As I should have mentioned in my previous post, the House and Senate are likely to vote on the Farm Bill conference report tomorrow.
The bill, an abysmal one that carries a price tag of roughly $300 billion, will likely pass easily in the Senate, where an earlier version of the bill sailed through the chamber last year in a 79–14 vote.
So the questions over the possibility of an override center mainly on the House, which will likely see a closer vote, but not by much.
If House Republicans are unable to secure enough votes to sustain a veto, it would signify a remarkable failure of their leadership, especially of House Minority Leader John Boehner.

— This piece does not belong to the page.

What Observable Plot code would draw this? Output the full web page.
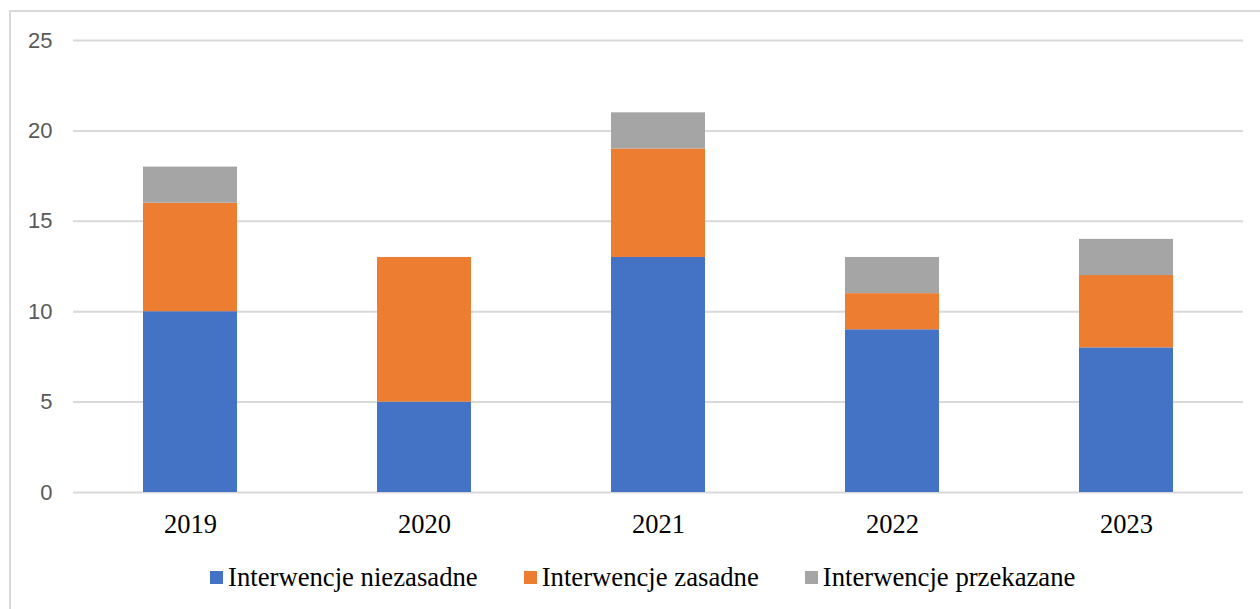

Boehner has publically opposed the bill, but — along with House Minority Whip Roy Blunt — has refused to actively push his Republican colleagues to do the same.
An article in today’s The Hill notes:
[L]obbyists said members were being told to “vote their districts,” meaning they could support the measure without fearing any consequence from leadership.
What’s worse is that the bill probably could have been improved upon, much earlier in the process. The Republican leadership has full discretion over committee assignments. Instead of seating on the Agriculture Committee a balanced array of viewpoints, the House GOP leadership has chosen a collection of members that hail almost universally from farm‐heavy districts and are greatly predisposed to support an increase in agricultural spending.
In fact, an informal vote count compiled by the office of Rep. Jeff Flake suggests that every single Republican member of the House Agriculture Committee is likely to support the Farm Bill tomorrow.
What would the bill look like if Rep. Flake or another critic of current farm policies was a member of the committee? Sure, one member can have only so much impact on a committee of 46. But at least that would give taxpayers a voice at the table.